(TASK DESCRIPTION) Without the pictures, extract every line from the start of the material to the line containing "ish_hi = [3.93]", both ends included.

(STORED DATA)
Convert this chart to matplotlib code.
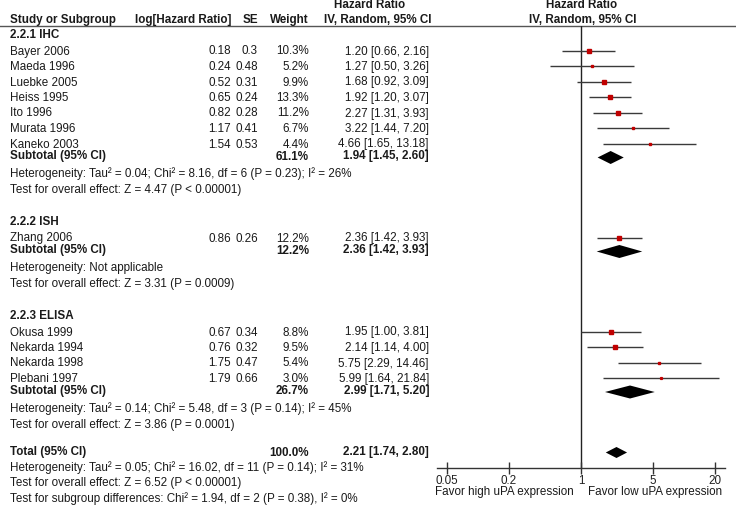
import matplotlib
matplotlib.use("Agg")
import matplotlib.pyplot as plt

plt.rcParams['font.family'] = ['Liberation Sans', 'DejaVu Sans']
FS = 8.4

# ---------------- data ----------------
group_names = ["2.2.1 IHC", "2.2.2 ISH", "2.2.3 ELISA"]

ihc_studies = ["Bayer 2006", "Maeda 1996", "Luebke 2005", "Heiss 1995", "Ito 1996", "Murata 1996", "Kaneko 2003"]
ihc_loghr = [0.18, 0.24, 0.52, 0.65, 0.82, 1.17, 1.54]
ihc_se = [0.3, 0.48, 0.31, 0.24, 0.28, 0.41, 0.53]
ihc_weight = [10.3, 5.2, 9.9, 13.3, 11.2, 6.7, 4.4]
ihc_hr = [1.20, 1.27, 1.68, 1.92, 2.27, 3.22, 4.66]
ihc_lo = [0.66, 0.50, 0.92, 1.20, 1.31, 1.44, 1.65]
ihc_hi = [2.16, 3.26, 3.09, 3.07, 3.93, 7.20, 13.18]

ish_studies = ["Zhang 2006"]
ish_loghr = [0.86]
ish_se = [0.26]
ish_weight = [12.2]
ish_hr = [2.36]
ish_lo = [1.42]
ish_hi = [3.93]

elisa_studies = ["Okusa 1999", "Nekarda 1994", "Nekarda 1998", "Plebani 1997"]
elisa_loghr = [0.67, 0.76, 1.75, 1.79]
elisa_se = [0.34, 0.32, 0.47, 0.66]
elisa_weight = [8.8, 9.5, 5.4, 3.0]
elisa_hr = [1.95, 2.14, 5.75, 5.99]
elisa_lo = [1.00, 1.14, 2.29, 1.64]
elisa_hi = [3.81, 4.00, 14.46, 21.84]

subtotal_weight = [61.1, 12.2, 26.7]
subtotal_hr = [1.94, 2.36, 2.99]
subtotal_lo = [1.45, 1.42, 1.71]
subtotal_hi = [2.60, 3.93, 5.20]

group_heterogeneity = [
    "Heterogeneity: Tau\u00b2 = 0.04; Chi\u00b2 = 8.16, df = 6 (P = 0.23); I\u00b2 = 26%",
    "Heterogeneity: Not applicable",
    "Heterogeneity: Tau\u00b2 = 0.14; Chi\u00b2 = 5.48, df = 3 (P = 0.14); I\u00b2 = 45%",
]
group_overall = [
    "Test for overall effect: Z = 4.47 (P < 0.00001)",
    "Test for overall effect: Z = 3.31 (P = 0.0009)",
    "Test for overall effect: Z = 3.86 (P = 0.0001)",
]

total_weight = 100.0
total_hr = 2.21
total_lo = 1.74
total_hi = 2.80
total_notes = [
    "Heterogeneity: Tau\u00b2 = 0.05; Chi\u00b2 = 16.02, df = 11 (P = 0.14); I\u00b2 = 31%",
    "Test for overall effect: Z = 6.52 (P < 0.00001)",
    "Test for subgroup differences: Chi\u00b2 = 1.94, df = 2 (P = 0.38), I\u00b2 = 0%",
]

tick_values = [0.05, 0.2, 1, 5, 20]
tick_labels = ["0.05", "0.2", "1", "5", "20"]
favor_left = "Favor high uPA expression"
favor_right = "Favor low uPA expression"

groups = [
    (ihc_studies, ihc_loghr, ihc_se, ihc_weight, ihc_hr, ihc_lo, ihc_hi),
    (ish_studies, ish_loghr, ish_se, ish_weight, ish_hr, ish_lo, ish_hi),
    (elisa_studies, elisa_loghr, elisa_se, elisa_weight, elisa_hr, elisa_lo, elisa_hi),
]

# ---------------- layout ----------------
W, H = 736, 507
fig = plt.figure(figsize=(W / 100, H / 100), dpi=100)
tax = fig.add_axes([0, 0, 1, 1])
tax.set_xlim(0, W)
tax.set_ylim(H, 0)
tax.axis('off')

AX_L, AX_R, AX_TOP, AX_BOT = 437, 725, 26, 468
ax = fig.add_axes([AX_L / W, 1 - AX_BOT / H, (AX_R - AX_L) / W, (AX_BOT - AX_TOP) / H])
ax.set_xscale('log')
ax.set_xlim(0.04, 25)
ax.set_ylim(AX_BOT, AX_TOP)
ax.patch.set_alpha(0)
for s in ['top', 'left', 'right']:
    ax.spines[s].set_visible(False)
ax.spines['bottom'].set_color('#333333')
ax.spines['bottom'].set_linewidth(1.0)
ax.set_yticks([])
ax.set_xticks(tick_values)
ax.set_xticklabels(tick_labels)
ax.minorticks_off()
ax.tick_params(axis='x', direction='inout', length=8, width=1, color='#333333',
               labelsize=FS, pad=1.0, labelcolor='#222222')
ax.axvline(1, color='#222222', lw=1.0, zorder=1)

X_LABEL, X_LOG, X_SE, X_W, X_CI = 9.5, 231, 258, 309, 429
TXT = '#1a1a1a'
RED = '#c00000'

def t(x, y, s, ha='left', bold=False):
    tax.text(x, y, s, ha=ha, va='center', fontsize=FS, color=TXT,
             fontweight='bold' if bold else 'normal')

# headers
t(370, 5, "Hazard Ratio", ha='center', bold=True)
t(582, 5, "Hazard Ratio", ha='center', bold=True)
t(X_LABEL, 20, "Study or Subgroup", bold=True)
t(X_LOG, 20, "log[Hazard Ratio]", ha='right', bold=True)
t(X_SE, 20, "SE", ha='right', bold=True)
t(X_W, 20, "Weight", ha='right', bold=True)
t(377.5, 20, "IV, Random, 95% CI", ha='center', bold=True)
t(583, 20, "IV, Random, 95% CI", ha='center', bold=True)
tax.plot([0, W], [26, 26], color='#555555', lw=1.0)

def ci_text(h, l, u):
    return f"{h:.2f} [{l:.2f}, {u:.2f}]"

def diamond(y, h, l, u, half):
    ax.fill([l, h, u, h], [y, y - half, y, y + half], color='black', lw=0, zorder=3)

y = 35
for gi, (names, lhr, se, wt, hr, lo, hi) in enumerate(groups):
    t(X_LABEL, y, group_names[gi], bold=True)
    y += 16.5
    for i in range(len(names)):
        t(X_LABEL, y, names[i])
        t(X_LOG, y, f"{lhr[i]:.2f}", ha='right')
        t(X_SE, y, f"{se[i]:g}", ha='right')
        t(X_W, y, f"{wt[i]:.1f}%", ha='right')
        t(X_CI, y, ci_text(hr[i], lo[i], hi[i]), ha='right')
        ax.plot([lo[i], hi[i]], [y - 1, y - 1], color='#3a3a3a', lw=1.0, zorder=2,
                solid_capstyle='butt')
        ax.plot([hr[i]], [y - 1], marker='s', color=RED, mec=RED, lw=0,
                ms=0.75 * wt[i] ** 0.5, zorder=4)
        if i < len(names) - 1:
            y += 15.5
    y += 12
    t(X_LABEL, y, "Subtotal (95% CI)", bold=True)
    t(X_W, y, f"{subtotal_weight[gi]:.1f}%", ha='right', bold=True)
    t(X_CI, y, ci_text(subtotal_hr[gi], subtotal_lo[gi], subtotal_hi[gi]), ha='right', bold=True)
    diamond(y + 1, subtotal_hr[gi], subtotal_lo[gi], subtotal_hi[gi], 6.5)
    y += 17.5
    t(X_LABEL, y, group_heterogeneity[gi])
    y += 16.5
    t(X_LABEL, y, group_overall[gi])
    y += 31.5

y = 452.5
t(X_LABEL, y, "Total (95% CI)", bold=True)
t(X_W, y, f"{total_weight:.1f}%", ha='right', bold=True)
t(X_CI, y, ci_text(total_hr, total_lo, total_hi), ha='right', bold=True)
diamond(y, total_hr, total_lo, total_hi, 5.5)
for k, s in enumerate(total_notes):
    t(X_LABEL, 468 + 15.3 * k, s)

t(574, 492, favor_left, ha='right')
t(588, 492, favor_right, ha='left')

fig.savefig("out.png", dpi=100)
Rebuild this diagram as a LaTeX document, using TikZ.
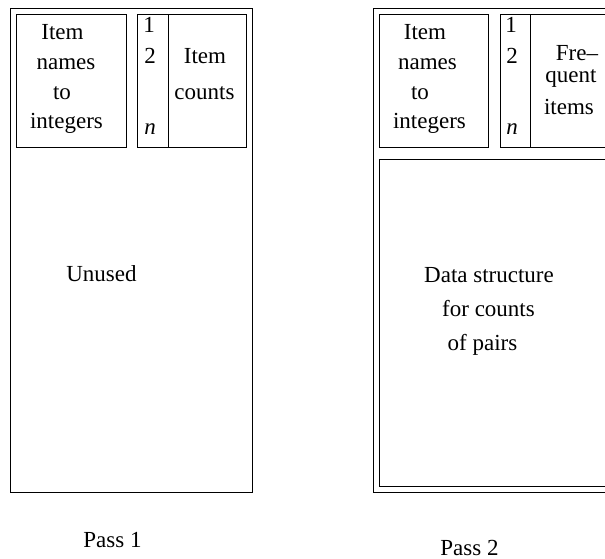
\documentclass[tikz,border=0pt]{standalone}
\usepackage{fontspec}
\setmainfont{Liberation Serif}
\begin{document}
\begin{tikzpicture}[x=1pt,y=-1pt,
  box/.style={draw=black,line width=1pt},
  lbl/.style={anchor=base,inner sep=0pt,font=\fontsize{23}{28}\selectfont}]
\clip (0,0) rectangle (605,559);
% ---------- Pass 1 ----------
\draw[box] (10,9) rectangle (252,492);
\draw[box] (16,15) rectangle (126,148);
\draw[box] (137,15) rectangle (246,148);
\draw[box] (168,15) -- (168,148);
\node[lbl] (a1) at (62.5,40) {Item};
\node[lbl] (a2) at (66,70) {names};
\node[lbl] (a3) at (62,100) {to};
\node[lbl] (a4) at (66.5,129) {integers};
\node[lbl] (i1) at (149,33) {1};
\node[lbl] (i2) at (150,64) {2};
\node[lbl] (in) at (150,135) {\textit{n}};
\node[lbl] (c1) at (205,64) {Item};
\node[lbl] (c2) at (204.5,100) {counts};
\node[lbl] (unused) at (101.5,281) {Unused};
\node[lbl] (pass1) at (112.5,547) {Pass 1};
% ---------- Pass 2 ----------
\draw[box] (373,9) rectangle (640,492);
\draw[box] (379,15) rectangle (488,148);
\draw[box] (500,15) rectangle (640,148);
\draw[box] (530,15) -- (530,148);
\draw[box] (379,160) rectangle (640,486);
\node[lbl] (b1) at (425,40) {Item};
\node[lbl] (b2) at (427.5,70) {names};
\node[lbl] (b3) at (420,100) {to};
\node[lbl] (b4) at (429.5,129) {integers};
\node[lbl] (j1) at (511,33) {1};
\node[lbl] (j2) at (512,64) {2};
\node[lbl] (jn) at (512,135) {\textit{n}};
\node[lbl] (f1) at (577,61) {Fre–};
\node[lbl] (f2) at (571,83) {quent};
\node[lbl] (f3) at (569,115) {items};
\node[lbl] (d1) at (489,282) {Data structure};
\node[lbl] (d2) at (488.5,316) {for counts};
\node[lbl] (d3) at (482.5,350) {of pairs};
\node[lbl] (pass2) at (469.5,555) {Pass 2};
\end{tikzpicture}
\end{document}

(RESPONSE TO THE EXERCISE)
Convert this chart to matplotlib code.
import matplotlib
matplotlib.use("Agg")
import matplotlib.pyplot as plt

plt.rcParams['font.family'] = ['Liberation Sans', 'DejaVu Sans']
FS = 8.4

# ---------------- data ----------------
group_names = ["2.2.1 IHC", "2.2.2 ISH", "2.2.3 ELISA"]

ihc_studies = ["Bayer 2006", "Maeda 1996", "Luebke 2005", "Heiss 1995", "Ito 1996", "Murata 1996", "Kaneko 2003"]
ihc_loghr = [0.18, 0.24, 0.52, 0.65, 0.82, 1.17, 1.54]
ihc_se = [0.3, 0.48, 0.31, 0.24, 0.28, 0.41, 0.53]
ihc_weight = [10.3, 5.2, 9.9, 13.3, 11.2, 6.7, 4.4]
ihc_hr = [1.20, 1.27, 1.68, 1.92, 2.27, 3.22, 4.66]
ihc_lo = [0.66, 0.50, 0.92, 1.20, 1.31, 1.44, 1.65]
ihc_hi = [2.16, 3.26, 3.09, 3.07, 3.93, 7.20, 13.18]

ish_studies = ["Zhang 2006"]
ish_loghr = [0.86]
ish_se = [0.26]
ish_weight = [12.2]
ish_hr = [2.36]
ish_lo = [1.42]
ish_hi = [3.93]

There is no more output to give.